It’s a solemn time, even as the sun shines, and even as I sit at my desk here in Toronto, somewhat shielded from the results of the 2016 election. I’ve been wondering how this could have happened, until I remember that we, here in one of the most multicultural and sophisticated cities in the world, managed to elect a populist demagogue of our own not so long ago.
I’m seeing red and trying to figure out what I can learn from it. But I also keep seeing blue—that wave that represents millennial values and the future—and thinking about how it relates to public anthropology. Despite those who question the validity of the millennial map because it preceded the election, there’s no question that there was a serious generational gap playing out in Tuesday’s vote.
If older, white voters fear the future and cling to nativism as a response to that fear, millennials are living that future, and their most serious concern is about ensuring they live long enough (i.e., they don’t get killed by police, or violently assaulted, or face the fallout of massive climate change) to actually have a job and a career. For many of them, the shopping malls and fast food restaurants they hang out in, the public transit systems they rely on, the schools they attend, the concerts they flock to, are diverse spaces. They live diversity, while their parents and grandparents wall themselves off against it.
These millennials go to colleges and universities in much higher numbers than their parents. And, if they are lucky, what they learn there (in, say, an elective course in introductory anthropology) is not just how to live in a just and inclusive society, but how to value and celebrate diversity. My guess is that the work of academics who have come of age in an academy determined to create more inclusive, safe spaces has played a significant role in helping millennials replace fear and nativism with hope and action.

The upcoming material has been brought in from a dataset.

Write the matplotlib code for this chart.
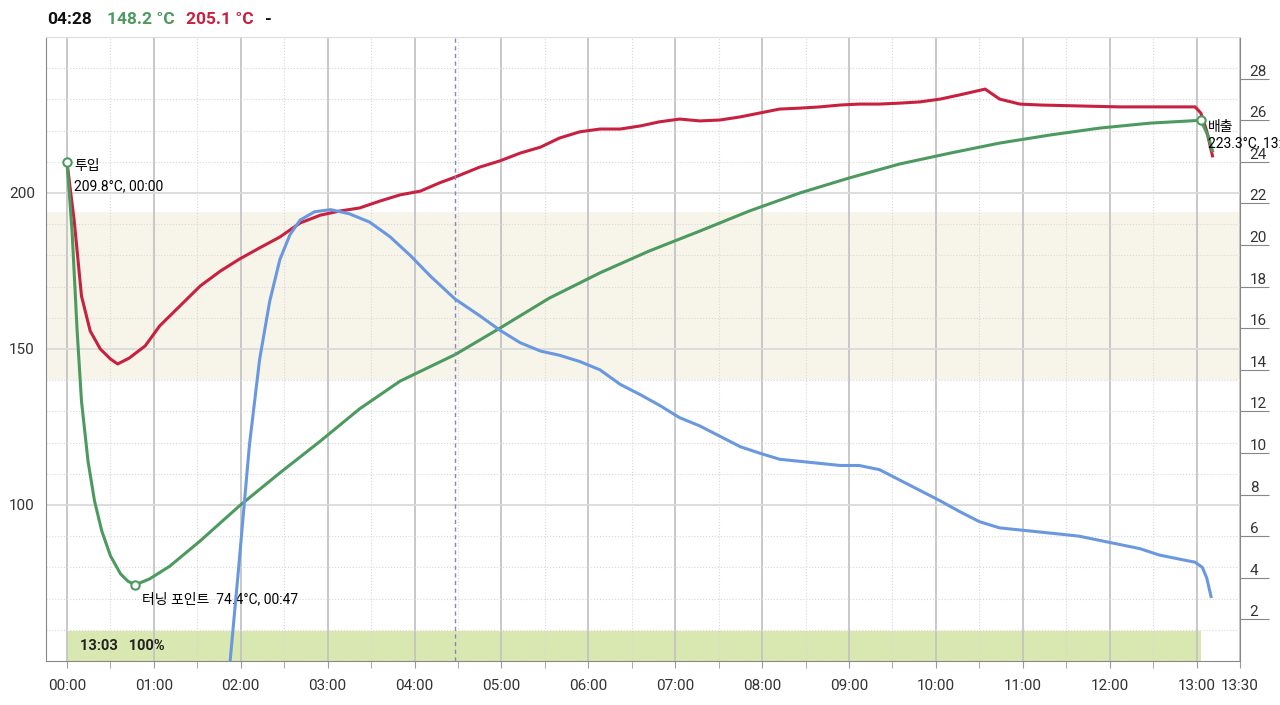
import matplotlib
matplotlib.use('Agg')
import matplotlib.pyplot as plt
from matplotlib.ticker import FixedLocator, MultipleLocator, FuncFormatter

plt.rcParams['font.family'] = ['Roboto', 'Noto Sans CJK KR', 'DejaVu Sans']

# roast time in seconds, temperatures in degC, rate of rise on right axis
red_t = [0, 5, 10, 16, 23, 30, 35, 43, 54, 64, 78, 92, 106, 119, 133, 147, 161, 175, 188, 202,
         216, 230, 244, 257, 268, 285, 299, 313, 327, 340, 354, 368, 382, 396, 409, 423, 437,
         451, 465, 478, 492, 506, 520, 534, 547, 561, 575, 589, 603, 616, 634, 644, 658, 672,
         699, 727, 754, 779, 783, 787, 791]
red_v = [209.8, 191.0, 167.0, 155.8, 150.0, 146.8, 145.2, 147.1, 151.0, 157.4, 163.8, 170.2,
         175.0, 178.8, 182.4, 185.9, 190.4, 192.9, 194.2, 195.2, 197.4, 199.4, 200.6, 203.2,
         205.1, 208.3, 210.3, 212.8, 214.7, 217.6, 219.6, 220.5, 220.5, 221.5, 222.8, 223.7,
         223.1, 223.4, 224.4, 225.6, 226.9, 227.2, 227.6, 228.2, 228.5, 228.5, 228.8, 229.2,
         230.1, 231.4, 233.3, 230.1, 228.5, 228.2, 227.9, 227.6, 227.6, 227.6, 225.6, 219.9, 211.9]

green_t = [0, 3.5, 7, 10, 14.5, 19, 24, 30, 37, 42, 47, 57, 71, 92, 119, 147, 175, 202, 230,
           268, 299, 333, 368, 402, 437, 471, 506, 540, 575, 610, 644, 679, 713, 748, 783, 788, 791]
green_v = [209.8, 187.8, 155.8, 133.3, 114.1, 101.3, 91.7, 83.7, 77.9, 75.6, 74.4, 76.3, 80.4,
           88.5, 99.7, 110.3, 120.5, 130.8, 139.7, 148.2, 156.7, 166.3, 174.4, 181.4, 187.8,
           194.2, 200.0, 204.8, 209.3, 212.8, 216.0, 218.6, 220.8, 222.4, 223.3, 218.3, 213.5]

ror_t = [112, 119, 126, 133, 140, 147, 154, 161, 171, 182, 195, 209, 223, 237, 251, 268, 285,
         299, 313, 327, 340, 354, 368, 382, 396, 409, 423, 437, 451, 465, 478, 492, 506, 520,
         534, 547, 561, 575, 589, 603, 616, 630, 644, 658, 672, 686, 699, 713, 727, 741, 754,
         768, 779, 784, 787, 790]
ror_v = [-0.5, 4.85, 10.4, 14.5, 17.3, 19.3, 20.5, 21.2, 21.6, 21.7, 21.5, 21.1, 20.4, 19.5,
         18.5, 17.4, 16.6, 15.9, 15.3, 14.9, 14.7, 14.4, 14.0, 13.3, 12.8, 12.3, 11.7, 11.3,
         10.8, 10.3, 10.0, 9.7, 9.6, 9.5, 9.4, 9.4, 9.2, 8.7, 8.2, 7.7, 7.2, 6.7, 6.4, 6.3,
         6.2, 6.1, 6.0, 5.8, 5.6, 5.4, 5.1, 4.9, 4.75, 4.5, 4.0, 3.1]

charge = (0, 209.8)
turning = (47, 74.4)
drop = (783, 223.3)
cursor_t = 268
target_band = (140, 194)
dev_end = 783
dev_height = 9.6

red = '#c8203f'
green = '#4c9a5f'
blue = '#6a98e0'


def mmss(s, pos=None):
    s = int(round(s))
    return '%02d:%02d' % (s // 60, s % 60)


fig = plt.figure(figsize=(12.8, 7.05), dpi=100)
ax = fig.add_axes([46 / 1280, 44 / 705, 1194 / 1280, 624 / 705])
ax2 = ax.twinx()

ax.set_xlim(-14.5, 810)
ax.set_ylim(50, 250)
ax2.set_ylim(0, 30)

# background bands
ax.axhspan(target_band[0], target_band[1], color='#f7f4ea', zorder=0, lw=0)
ax.fill_between([0, dev_end], 50, 50 + dev_height, color='#d9e8b0', zorder=0, lw=0)

# grid
ax.xaxis.set_major_locator(FixedLocator(list(range(0, 781, 60)) + [810]))
ax.xaxis.set_minor_locator(MultipleLocator(30))
ax.xaxis.set_major_formatter(FuncFormatter(mmss))
ax.set_yticks([100, 150, 200])
ax.yaxis.set_minor_locator(MultipleLocator(10))
ax.grid(which='major', axis='x', color='#c4c4c4', lw=1.3)
ax.grid(which='minor', axis='x', color='#d8d8d8', lw=0.8, ls=':')
ax.grid(which='major', axis='y', color='#dadada', lw=1.3)
ax.grid(which='minor', axis='y', color='#d8d8d8', lw=0.8, ls=':')
ax.set_axisbelow(True)

ax.tick_params(axis='y', which='both', length=0, labelsize=11, colors='#333333', pad=8)
ax.tick_params(axis='x', which='major', length=5, labelsize=11, colors='#333333', pad=8)
ax.tick_params(axis='x', which='minor', length=5, colors='#999999')
ax.tick_params(axis='x', which='major', color='#999999')

for sp in ['left', 'bottom']:
    ax.spines[sp].set_color('#888888')
ax.spines['top'].set_color('#dddddd')
ax.spines['right'].set_color('#888888')
for sp in ax2.spines.values():
    sp.set_visible(False)

ax2.set_yticks(range(2, 29, 2))
ax2.tick_params(axis='y', length=21, pad=-14, labelsize=11, colors='#333333', color='#888888')
for lab in ax2.get_yticklabels():
    lab.set_verticalalignment('bottom')

# curves
ax.plot(red_t, red_v, color=red, lw=2.2, zorder=3)
ax.plot(green_t, green_v, color=green, lw=2.2, zorder=3)
ax2.plot(ror_t, ror_v, color=blue, lw=2.2, zorder=3)

ax.axvline(cursor_t, color='#8388b4', lw=1, ls=(0, (3, 2.5)), zorder=4)

for p in [charge, turning, drop]:
    ax.plot(p[0], p[1], 'o', ms=6, mfc='white', mec=green, mew=1.5, zorder=5)

ax.text(charge[0] + 5, charge[1] - 1, '투입', fontsize=10, va='center', ha='left', zorder=6)
ax.text(charge[0] + 5, charge[1] - 7.5, '209.8°C, 00:00', fontsize=10, va='center', ha='left', zorder=6)
ax.text(turning[0] + 5, turning[1] - 4.5, '터닝 포인트  74.4°C, 00:47', fontsize=10, va='center',
        ha='left', zorder=6)
ax.text(drop[0] + 5, drop[1] - 2, '배출', fontsize=10, va='center', ha='left', zorder=6, clip_on=False)
ax.text(drop[0] + 5, drop[1] - 7.5, '223.3°C, 13:03', fontsize=10, va='center', ha='left', zorder=6,
        clip_on=False)

ax.text(9, 50 + dev_height / 2, '13:03   100%', fontsize=10.5, fontweight='bold', va='center',
        ha='left', color='#222222', zorder=6)

# readout on top
y0 = 1 - 19 / 705
fig.text(47 / 1280, y0, '04:28', fontsize=12.5, fontweight='bold', color='#111111', va='center')
fig.text(107 / 1280, y0, '148.2 °C', fontsize=12.5, fontweight='bold', color=green, va='center')
fig.text(186 / 1280, y0, '205.1 °C', fontsize=12.5, fontweight='bold', color=red, va='center')
fig.text(265 / 1280, y0, '-', fontsize=12.5, fontweight='bold', color='#111111', va='center')

fig.savefig('out.png', dpi=100)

One of the reasons I choose to publish books that are teaching oriented is because I’ve always believed that one of the strongest forms of public anthropology happens in the undergraduate classroom, with students who may not have even realized what they were doing when they decided to sign up for an anthropology course. Offering a new way for students to look at the world—one that might go up uncomfortably against their parents’ views—is a commitment not to the status quo, but to change and to the future. And it’s clear that that this work is having an effect.
So for those anthropologists who are only seeing red this week, I suggest you take a moment to recast things in a more blueish haze. Give yourselves a pat on the back for committing public anthropology every day you go to campus and teach a course. And then keep fighting the good fight.